OTTAWA (Reuters) - Canadian businesses saw less pressure on production capacity in the fourth quarter and were concerned about demand over the next year, according to a Bank of Canada survey released on Monday that provided more reasons for the bank to delay an interest rate increase.
Still, in the central bank’s winter business outlook survey, conducted in November and December, companies were more upbeat about sales and investments than they were in the previous quarter’s survey, even though fears about the U.S. fiscal cliff were intensifying when the fourth-quarter survey was taken.
They attributed the more optimistic outlook to new strategies they were adopting to remain competitive in a challenging environment rather than to a strong economy or expansion plans, the bank said.
“Overall, uncertainty continued to temper expectations for business activity,” the bank said in a summary of the survey’s findings.
Canada long ago rebounded from a 2008-09 recession and recovered all the jobs lost during the downturn. The economic expansion hit a bump in the second half of last year.
Signs of greater slack in the economy along with tame inflation suggest the Bank of Canada will be in no rush to raise its benchmark interest rate, currently at 1.0 percent, even though it has been signaling intentions to raise the rate for several months.
Market players unanimously expect it to keep the rate on hold on its next decision date on January 23. They forecast the next rate move will come either later this year or in 2014.
The bank said “considerably fewer” companies reported they would have difficulty meeting a sudden increase in demand, with the portion reporting “some” or “significant” difficulty dropping to 34 percent in the fourth quarter from 47 percent in the third.
Only a quarter of those surveyed reported labor shortages, down from 33 percent in the previous survey.
“Better growth and unchanged hiring expectations are positive, but the key here is that fewer firms are flagging capacity pressures which backs up our view that Canada’s output gap is growing, not shrinking, and is larger than the BoC has been projecting,” Derek Holt and Dov Zigler, economists at Scotia Capital, said in a note to clients.

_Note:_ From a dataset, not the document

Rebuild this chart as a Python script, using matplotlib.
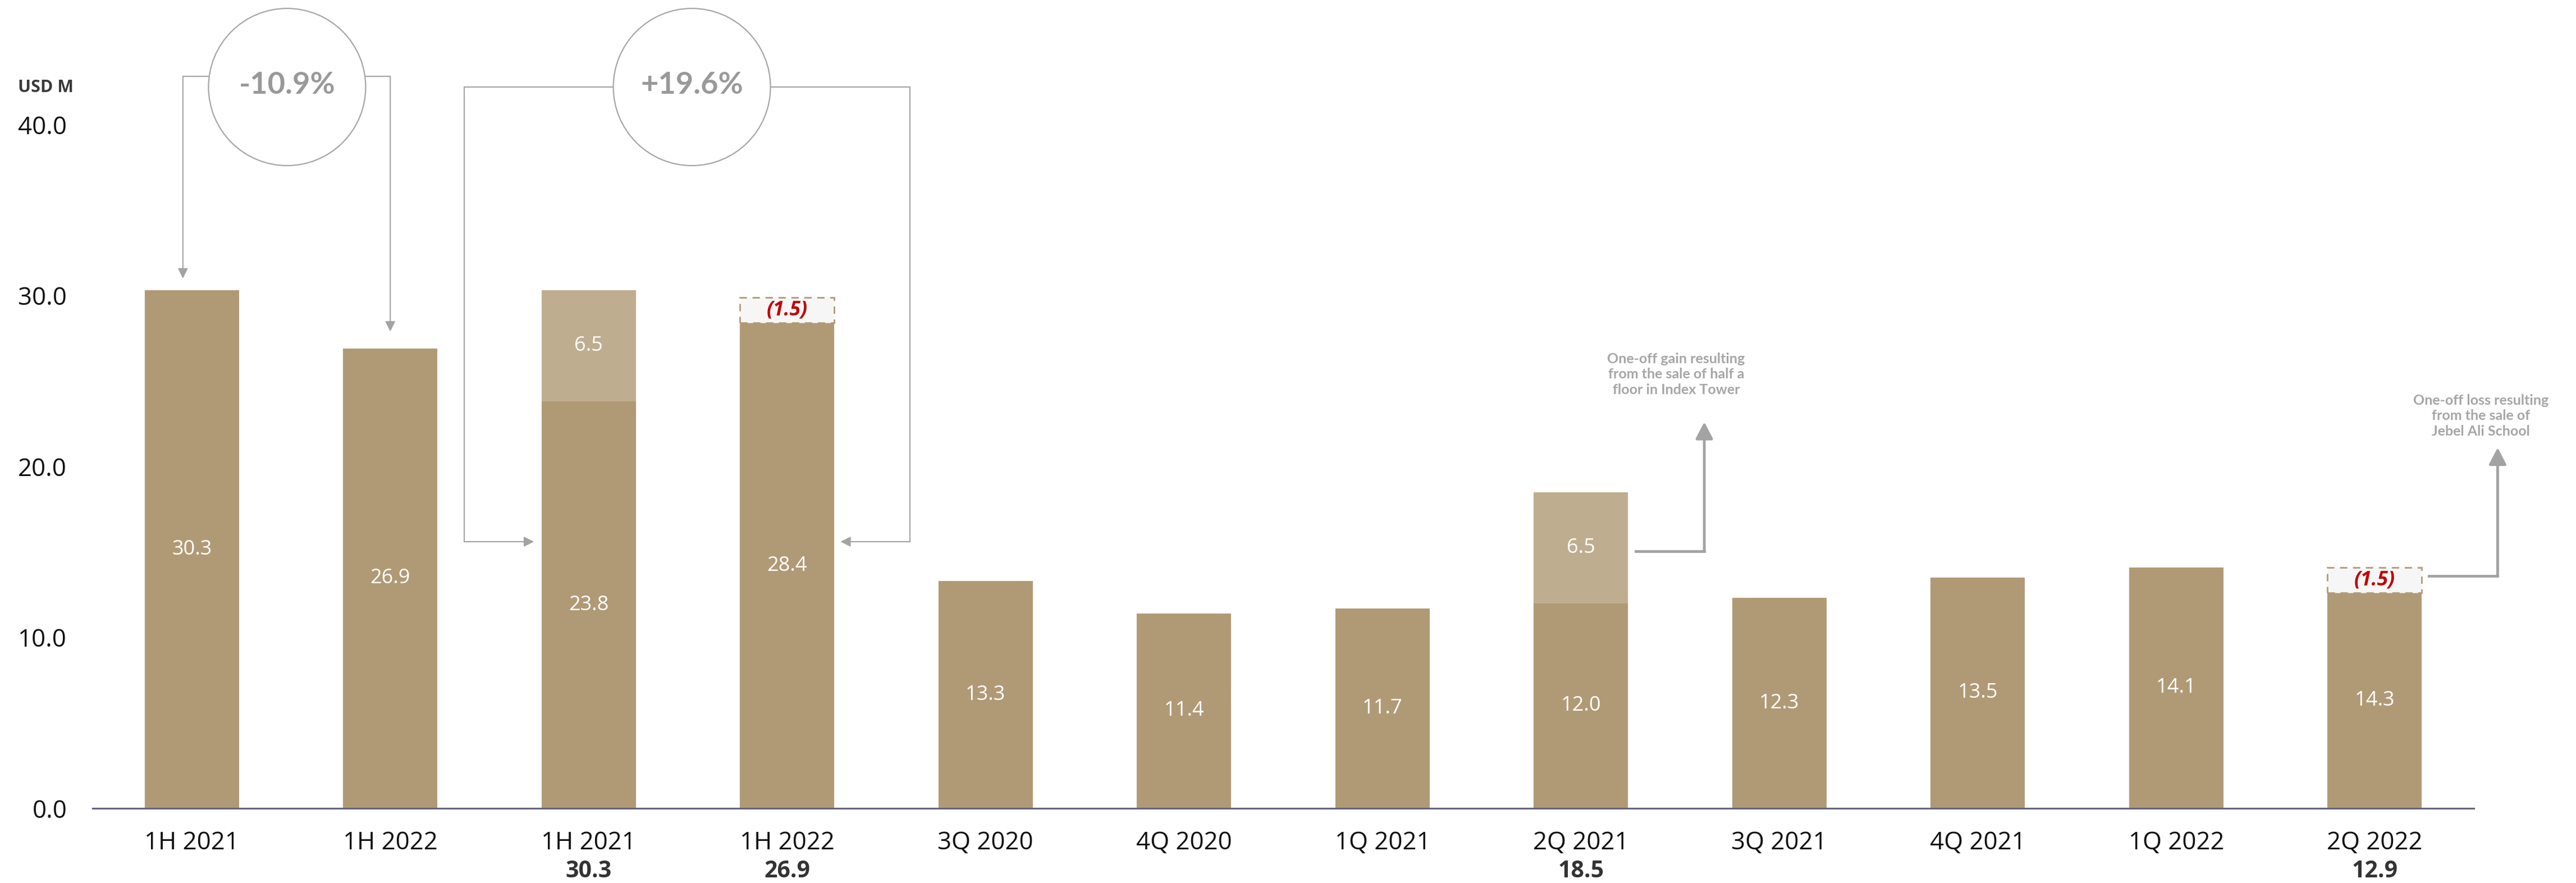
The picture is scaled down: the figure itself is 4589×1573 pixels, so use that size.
import matplotlib
matplotlib.use('Agg')
import matplotlib.pyplot as plt
from matplotlib.patches import Ellipse, Rectangle

# ------------------------- données du graphique -------------------------
periodes = ['1H 2021', '1H 2022', '1H 2021', '1H 2022', '3Q 2020', '4Q 2020',
            '1Q 2021', '2Q 2021', '3Q 2021', '4Q 2021', '1Q 2022', '2Q 2022']
totaux = ['', '', '30.3', '26.9', '', '', '', '18.5', '', '', '', '12.9']
base = [30.3, 26.9, 23.8, 28.4, 13.3, 11.4, 11.7, 12.0, 12.3, 13.5, 14.1, 12.6]
base_lbl = ['30.3', '26.9', '23.8', '28.4', '13.3', '11.4', '11.7', '12.0',
            '12.3', '13.5', '14.1', '14.3']
gain = [0, 0, 6.5, 0, 0, 0, 0, 6.5, 0, 0, 0, 0]      # one-off gain (empilé)
perte = [0, 0, 0, 1.5, 0, 0, 0, 0, 0, 0, 0, 1.5]     # one-off loss (boîte pointillée)
variations = ['-10.9%', '+19.6%']
notes = ['One-off gain resulting\nfrom the sale of half a\nfloor in Index Tower',
         'One-off loss resulting\nfrom the sale of\nJebel Ali School']
yticks = [0, 10, 20, 30, 40]

# ------------------------- styles -------------------------
plt.rcParams['font.family'] = ['Open Sans', 'DejaVu Sans']
c_fonce = '#b09a76'
c_clair = '#bfad8f'
c_gris = '#a6a6a6'
c_fleche = '#a3a3a3'
larg = 0.4755

fig = plt.figure(figsize=(45.89, 15.73), dpi=100)
ax = fig.add_axes([165 / 4589, 133 / 1573, 4242 / 4589, 1218 / 1573])
ax.set_xlim(-0.5, 11.5)
ax.set_ylim(0, 40)

x = list(range(len(periodes)))

# barres
ax.bar(x, base, width=larg, color=c_fonce, zorder=2)
ax.bar(x, gain, width=larg, bottom=base, color=c_clair, zorder=2)

for i in x:
    ax.text(i, base[i] / 2, base_lbl[i], ha='center', va='center',
            color='white', fontsize=26, zorder=4)
    if gain[i] > 0:
        ax.text(i, base[i] + gain[i] / 2, '%.1f' % gain[i], ha='center',
                va='center', color='white', fontsize=26, zorder=4)
    if perte[i] > 0:
        r = Rectangle((i - larg / 2, base[i]), larg, perte[i], facecolor='#f6f6f6',
                      edgecolor=c_fonce, lw=2, linestyle=(0, (4.7, 3.6)), zorder=3)
        ax.add_patch(r)
        ax.text(i, base[i] + perte[i] / 2, '(%.1f)' % perte[i], ha='center',
                va='center', color='#c00000', fontsize=25.5, fontweight='bold',
                fontstyle='italic', zorder=4)
    # étiquettes de l'axe x (deux lignes)
    ax.text(i, -2.40, periodes[i], ha='center', va='baseline', fontsize=31.5,
            color='#111111', clip_on=False)
    if totaux[i]:
        ax.text(i, -4.05, totaux[i], ha='center', va='baseline', fontsize=29.5,
                fontweight='bold', color='#333333', clip_on=False)

# axes
for s in ['top', 'right', 'left']:
    ax.spines[s].set_visible(False)
ax.spines['bottom'].set_color('#62627e')
ax.spines['bottom'].set_linewidth(2.2)
ax.set_xticks([])
ax.set_yticks(yticks)
ax.set_yticklabels(['%.1f' % v for v in yticks])
ax.tick_params(axis='y', length=0, pad=33, labelsize=31.5, labelcolor='#111111')
ax.text(-0.875, 41.9, 'USD M', ha='left', va='baseline', fontsize=22,
        fontweight='bold', color='#3a3a3a', clip_on=False)

# ------------------------- cercles de variation -------------------------
cx = [0.48, 2.52]
cy = 42.2
cw = 280 / 353.5
ch = 280 / 30.45
for k in range(2):
    e = Ellipse((cx[k], cy), cw, ch, facecolor='white', edgecolor=c_gris,
                lw=1.6, clip_on=False, zorder=5)
    ax.add_patch(e)
    ax.text(cx[k], cy + 0.1, variations[k], ha='center', va='center',
            fontsize=39, color='#999999', family=['Lato', 'DejaVu Sans'],
            fontweight='bold', zorder=6, clip_on=False)


def bord(k, y, cote):
    dy = (y - cy) / (ch / 2)
    return cx[k] + cote * (cw / 2) * (1 - dy ** 2) ** 0.5


def fleche(pts, lw, style):
    xs = [p[0] for p in pts]
    ys = [p[1] for p in pts]
    if len(pts) > 2:
        ax.plot(xs[:-1], ys[:-1], color=c_fleche, lw=lw, clip_on=False,
                solid_capstyle='projecting', solid_joinstyle='miter', zorder=1)
    ax.annotate('', xy=pts[-1], xytext=pts[-2], annotation_clip=False,
                arrowprops=dict(arrowstyle=style, color=c_fleche, lw=lw,
                                shrinkA=0, shrinkB=0, mutation_scale=20))


petite = '-|>,head_length=0.54,head_width=0.27'
grosse = '-|>,head_length=0.9,head_width=0.47'

# -10.9 % : 1H 2021 -> 1H 2022
yl = cy + 0.62
fleche([(bord(0, yl, -1), yl), (-0.045, yl), (-0.045, base[0] + 0.7)], 1.5, petite)
fleche([(bord(0, yl, 1), yl), (1.0, yl), (1.0, base[1] + 1.0)], 1.5, petite)

# +19.6 % : 1H 2021 normalisé -> 1H 2022 normalisé
yc = 15.6
fleche([(bord(1, cy, -1), cy), (1.373, cy), (1.373, yc), (2 - larg / 2 - 0.038, yc)],
       1.5, petite)
fleche([(bord(1, cy, 1), cy), (3.62, cy), (3.62, yc), (3 + larg / 2 + 0.031, yc)],
       1.5, petite)

# ------------------------- notes one-off -------------------------
fleche([(7 + larg / 2 + 0.04, 15.05), (7.622, 15.05), (7.622, 22.6)], 3.5, grosse)
fleche([(11 + larg / 2 + 0.036, 13.6), (11.62, 13.6), (11.62, 21.1)], 3.5, grosse)

ax.text(7.48, 25.39, notes[0], ha='center', va='center', fontsize=18,
        color=c_gris, linespacing=1.25, family=['Lato', 'DejaVu Sans'],
        fontweight='bold', clip_on=False)
ax.text(11.535, 22.96, notes[1], ha='center', va='center', fontsize=18,
        color=c_gris, linespacing=1.25, family=['Lato', 'DejaVu Sans'],
        fontweight='bold', clip_on=False)

fig.savefig('out.png', dpi=100, facecolor='white')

The vast majority of companies expected Canada’s inflation rate to stay well within the Bank of Canada’s target range of between 1 to 3 percent, with over half expecting it to stay at the lower end of that range.
Companies linked to the oil patch or other commodities were generally more comfortable in their sales outlook than those in the hard-hit manufacturing sector, according to the poll. Manufacturers reported higher-than-desired inventories and many said they were pursuing new opportunities or adopting strategies to maintain market share.
As for plans to boost investments in machinery and investment, the focus was not on new projects but on “ways to use existing capital more intensively or to become more competitive,” the bank said.